First of Northern's much-maligned Pacer trains retires
THE first of Northern’s much-maligned Pacer trains to retire made its final journey on Monday, August 12 after travelling more than three million miles in 32 years of service.
The train – unit 142005 – entered service on February 20, 1987 and bowed out after completing its final day of operation by carrying Northern customers between Manchester Victoria and Stalybridge.
According to Northern, all Pacers – including those on the Southport to Manchester line - are scheduled to be gone by the end of this year.
Northern is introducing 101 new trains, a £500m investment in improving customers’ experience – 15 new trains are already in service. An additional £80m investment is also being made to refurbish and improve the quality of Northern’s remaining fleet.
As the new trains come into service, Pacers will start to be retired from the Northern network on a phased basis over the coming months. The new trains are being introduced on longer-distance routes, allowing existing trains on those routes to be redeployed and replace the retiring Pacers.

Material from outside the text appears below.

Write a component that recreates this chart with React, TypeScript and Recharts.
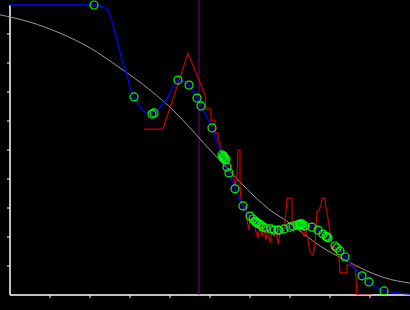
import React from "react";
import { LineChart, Line, XAxis, YAxis, ReferenceLine } from "recharts";

// smooth reference curve
const grayX = [-0.25, 0.5, 1.25, 2.0, 2.75, 3.5, 4.125, 4.5, 5.0, 5.375, 5.75, 6.125, 6.5, 6.95, 7.375, 7.75, 8.375, 8.875, 9.375, 10];
const grayY = [9.66, 9.41, 9.03, 8.52, 7.83, 7.07, 6.31, 5.76, 5.0, 4.45, 3.9, 3.38, 2.93, 2.52, 2.07, 1.69, 1.21, 0.86, 0.59, 0.41];

// fitted curve; blueMark = 1 where a sample circle sits on it
const blueX = [0, 2.1, 2.375, 2.5, 2.575, 2.675, 2.8, 2.925, 3.0, 3.1, 3.25, 3.375, 3.55, 3.6, 3.9, 4.2, 4.475, 4.675, 4.775, 5.05, 5.3, 5.325, 5.34, 5.35, 5.375, 5.4, 5.425, 5.475, 5.625, 5.825, 6.0, 6.075, 6.125, 6.15, 6.175, 6.225, 6.275, 6.325, 6.4, 6.525, 6.6, 6.7, 6.725, 6.85, 7.0, 7.075, 7.175, 7.225, 7.25, 7.275, 7.3, 7.325, 7.375, 7.55, 7.7, 7.825, 7.9, 7.925, 7.95, 8.125, 8.175, 8.25, 8.375, 8.8, 8.975, 9.35, 10];
const blueY = [10, 10, 9.9, 9.66, 9.31, 8.79, 8.1, 7.59, 7.17, 6.83, 6.48, 6.31, 6.24, 6.28, 6.72, 7.41, 7.24, 6.79, 6.52, 5.76, 4.83, 4.76, 4.79, 4.72, 4.69, 4.66, 4.41, 4.21, 3.66, 3.07, 2.72, 2.62, 2.55, 2.52, 2.48, 2.45, 2.41, 2.34, 2.31, 2.28, 2.24, 2.24, 2.24, 2.28, 2.34, 2.38, 2.41, 2.41, 2.45, 2.41, 2.45, 2.38, 2.38, 2.34, 2.24, 2.1, 2.03, 2.0, 1.97, 1.69, 1.62, 1.52, 1.31, 0.66, 0.45, 0.14, 0.03];
const blueMark = [0, 1, 0, 0, 0, 0, 0, 0, 0, 1, 0, 0, 1, 1, 0, 1, 1, 1, 1, 1, 1, 1, 1, 1, 1, 1, 1, 1, 1, 1, 1, 1, 1, 1, 1, 1, 1, 1, 1, 1, 1, 1, 1, 1, 1, 1, 1, 1, 1, 1, 1, 1, 1, 1, 1, 1, 1, 1, 1, 1, 1, 1, 1, 1, 1, 1, 0];

// raw measurements
const redX = [3.35, 3.825, 4.45, 4.875, 4.9, 5.025, 5.025, 5.125, 5.125, 5.2, 5.2, 5.25, 5.25, 5.3, 5.3, 5.45, 5.45, 5.55, 5.625, 5.675, 5.7, 5.75, 5.75, 5.775, 5.825, 5.85, 5.9, 5.925, 5.975, 6.0, 6.05, 6.1, 6.15, 6.2, 6.25, 6.3, 6.35, 6.4, 6.45, 6.5, 6.55, 6.6, 6.65, 6.7, 6.75, 6.8, 6.85, 6.9, 6.925, 7.05, 7.05, 7.1, 7.15, 7.2, 7.25, 7.3, 7.35, 7.4, 7.45, 7.5, 7.575, 7.625, 7.675, 7.725, 7.775, 7.8, 7.875, 7.9, 7.925, 7.975, 8.025, 8.075, 8.125, 8.175, 8.225, 8.25, 8.425, 8.425, 8.625, 8.65, 8.675, 9.05];
const redY = [5.72, 5.72, 8.34, 6.9, 6.41, 6.41, 6.03, 6.03, 5.59, 5.59, 5.28, 5.28, 5.0, 5.0, 4.59, 4.59, 4.31, 4.31, 3.79, 4.14, 5.0, 5.0, 3.79, 3.28, 3.1, 2.93, 3.1, 2.59, 2.24, 2.66, 2.41, 2.52, 2.17, 1.97, 2.41, 2.03, 2.31, 1.9, 2.41, 1.79, 2.17, 2.03, 2.24, 1.76, 2.17, 2.31, 2.17, 2.93, 3.34, 3.34, 2.59, 2.41, 2.45, 2.24, 2.31, 2.17, 2.03, 2.31, 1.9, 1.48, 1.38, 1.72, 2.86, 2.93, 3.1, 3.34, 3.34, 3.0, 2.83, 2.41, 1.97, 1.55, 1.72, 1.38, 1.28, 0.76, 0.76, 1.03, 1.03, 0.59, 0, 0];

const xTicks = [1, 2, 3, 4, 5, 6, 7, 8, 9];
const yTicks = [1, 2, 3, 4, 5, 6, 7, 8, 9];
const MARKER_X = 4.725;

const gray = grayX.map((x, i) => ({ x, y: grayY[i] }));
const blue = blueX.map((x, i) => ({ x, y: blueY[i], mark: blueMark[i] }));
const red = redX.map((x, i) => ({ x, y: redY[i] }));

const renderDot = (p: any) => {
  if (!p.payload || !p.payload.mark) return <g key={`d-${p.index}`} />;
  return (
    <circle
      key={`d-${p.index}`}
      cx={p.cx}
      cy={p.cy}
      r={4}
      fill="none"
      stroke="#00ff00"
      strokeWidth={1.2}
    />
  );
};

export default function App() {
  return (
    <div style={{ position: "fixed", left: 0, top: 0, width: 410, height: 310, background: "#000" }}>
      <LineChart width={410} height={310} margin={{ top: 0, right: 0, bottom: 0, left: 0 }}>
        <XAxis
          dataKey="x"
          type="number"
          domain={[-0.25, 10]}
          ticks={xTicks}
          height={15}
          axisLine={false}
          tickLine={{ stroke: "#fff" }}
          tickSize={3}
          tickFormatter={() => ""}
          allowDataOverflow
        />
        <YAxis type="number" domain={[0, 295 / 29]} hide allowDataOverflow />

        {/* axes drawn by hand so the plot can spill left of the y axis */}
        <ReferenceLine segment={[{ x: 0, y: 0 }, { x: 10, y: 0 }]} stroke="#fff" strokeWidth={1.5} />
        <ReferenceLine segment={[{ x: 0, y: 0 }, { x: 0, y: 10 }]} stroke="#fff" strokeWidth={1.5} />
        {yTicks.map((t) => (
          <ReferenceLine
            key={`yt-${t}`}
            segment={[{ x: -0.075, y: t }, { x: 0, y: t }]}
            stroke="#fff"
          />
        ))}
        <ReferenceLine x={MARKER_X} stroke="#800080" />

        <Line data={gray} dataKey="y" type="monotone" stroke="#9a9a9a" strokeWidth={1} dot={false} activeDot={false} isAnimationActive={false} />
        <Line data={red} dataKey="y" type="linear" stroke="#cc0000" strokeWidth={1.2} dot={false} activeDot={false} isAnimationActive={false} />
        <Line data={blue} dataKey="y" type="monotone" stroke="#0000ff" strokeWidth={1.3} dot={renderDot} activeDot={false} isAnimationActive={false} />
      </LineChart>
    </div>
  );
}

Rail minister Chris Heaton-Harris said: “I am delighted to see the start of the Pacer trains retiring from the Northern network. This is a milestone moment for passengers in the north, as part of our commitment to delivering more comfortable, frequent and reliable journeys.
“We are now starting to see brand new, comfortable, modern trains in their place, alongside the 2,000 extra services a week that have already been delivered.”
David Brown, managing director at Northern, said: “The Northern network is busier than it has been for a generation – more than 100 million customer journeys will be made on Northern services in 2019 – and the introduction of new trains and the retirement of the Pacers is at the heart of our transformation for customers.
“We have 15 brand new trains carrying customers, with 91 more to come throughout 2019 and into 2020. In all, we will introduce 101 new trains, a £500m investment in rail in the North. These fantastic new trains will give our customers a genuine step-change in journey experience.”
David Sidebottom, director at Transport Focus, helped bid farewell to the retiring Pacer as it departed Manchester Victoria on its last day of service. He said: "Passengers won’t be sorry to see these outdated and uncomfortable trains depart for retirement.
"Pacers have become a potent symbol for the need to invest in better transport infrastructure across the North. Their replacements cannot arrive too soon, though it’s now equally important that the railway improves punctuality and reliability of services, so passengers see every possible benefit from each new train.”
The retirement of Pacers and the introduction of new trains is part of Northern’s wider plan to “improve and modernise the railway”. A spokesman for Northern said: “This programme includes the full refurbishment of Northern’s existing trains, improvements at stations, more ways to buy tickets and great new offers for Northern customers.”
In addition to the Pacer retiring, a further six are being taken out of daily service and will be stored at one of Northern’s depots. They will be maintained so they could be made available to use if required in exceptional circumstances, such as for special events.
Meanwhile a consortium of FirstGroup and Trenitalia have been awarded the West Coast Partnership by the government.
The contract, which is currently run by Virgin and Stagecoach, will start in December. Major changes are being planned for December 2022, when 263 extra services will be added.
Subject to approval from the Office of Rail and Road, two trains per hour will run between Liverpool and London.
It will also invest £117m in a major refurbishment of the current Pendolino fleet, “providing more comfortable seats and additional luggage space”.